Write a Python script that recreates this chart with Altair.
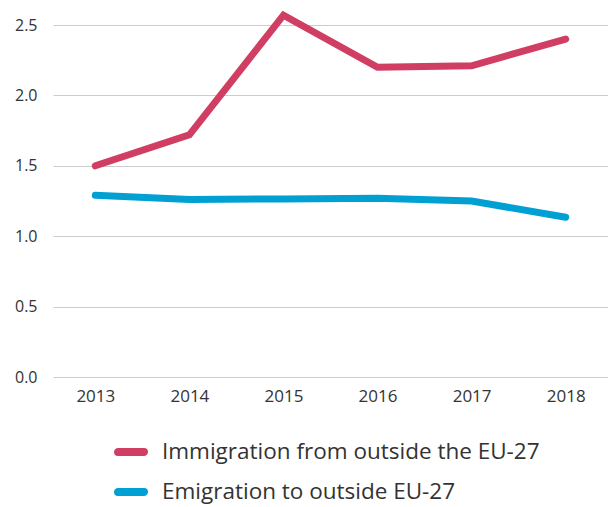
import altair as alt
import pandas as pd

years = ["2013", "2014", "2015", "2016", "2017", "2018"]
immigration = [1.50, 1.72, 2.57, 2.20, 2.21, 2.40]
emigration = [1.29, 1.26, 1.265, 1.27, 1.25, 1.135]
series = ["Immigration from outside the EU-27", "Emigration to outside EU-27"]
colors = ["#d13e63", "#00a0d2"]

rows = []
for y, v in zip(years, immigration):
    rows.append({"year": y, "value": v, "series": series[0]})
for y, v in zip(years, emigration):
    rows.append({"year": y, "value": v, "series": series[1]})
df = pd.DataFrame(rows)

FONT = "Open Sans"
CAPSULE = ("M -0.765 -0.1176 L 0.765 -0.1176 A 0.1176 0.1176 0 0 1 0.765 0.1176 "
           "L -0.765 0.1176 A 0.1176 0.1176 0 0 1 -0.765 -0.1176 Z")

chart = alt.Chart(df).mark_line(strokeWidth=7, strokeCap="round", strokeJoin="miter").encode(
    x=alt.X("year:N", sort=years, title=None,
            scale=alt.Scale(type="point", padding=0.45),
            axis=alt.Axis(domain=False, ticks=False, grid=False, labelAngle=0,
                          labelFontSize=17, labelColor="#333333", labelPadding=11,
                          labelFont=FONT)),
    y=alt.Y("value:Q", title=None,
            scale=alt.Scale(domain=[0, 2.5], nice=False),
            axis=alt.Axis(values=[0, 0.5, 1.0, 1.5, 2.0, 2.5], format=".1f",
                          domain=False, ticks=False, grid=True, gridColor="#cccccc",
                          gridWidth=1.2, labelFontSize=16, labelColor="#333333",
                          labelPadding=16, labelFont=FONT)),
    color=alt.Color("series:N", sort=series,
                    scale=alt.Scale(domain=series, range=colors),
                    legend=alt.Legend(title=None, orient="none", legendX=59, legendY=408,
                                      direction="vertical", symbolType=CAPSULE,
                                      symbolSize=1156, symbolStrokeWidth=4,
                                      labelFontSize=22.5, labelColor="#333333", labelFont=FONT,
                                      rowPadding=9, labelOffset=12, symbolOffset=0,
                                      labelLimit=500)),
).properties(
    width=555, height=352,
    autosize=alt.AutoSizeParams(type="none"),
    padding={"left": 53, "top": 25, "right": 0, "bottom": 130},
).configure(background="white").configure_view(stroke=None)

chart.save("out.html", embed_options={"renderer": "svg", "actions": False})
━━━━━━━━━━━━━━━━━━━━
PROMPT |
List every line above that holds the word "chart".

WRITTEN SOLUTION |
Write a Python script that recreates this chart with Altair.
chart = alt.Chart(df).mark_line(strokeWidth=7, strokeCap="round", strokeJoin="miter").encode(
chart.save("out.html", embed_options={"renderer": "svg", "actions": False})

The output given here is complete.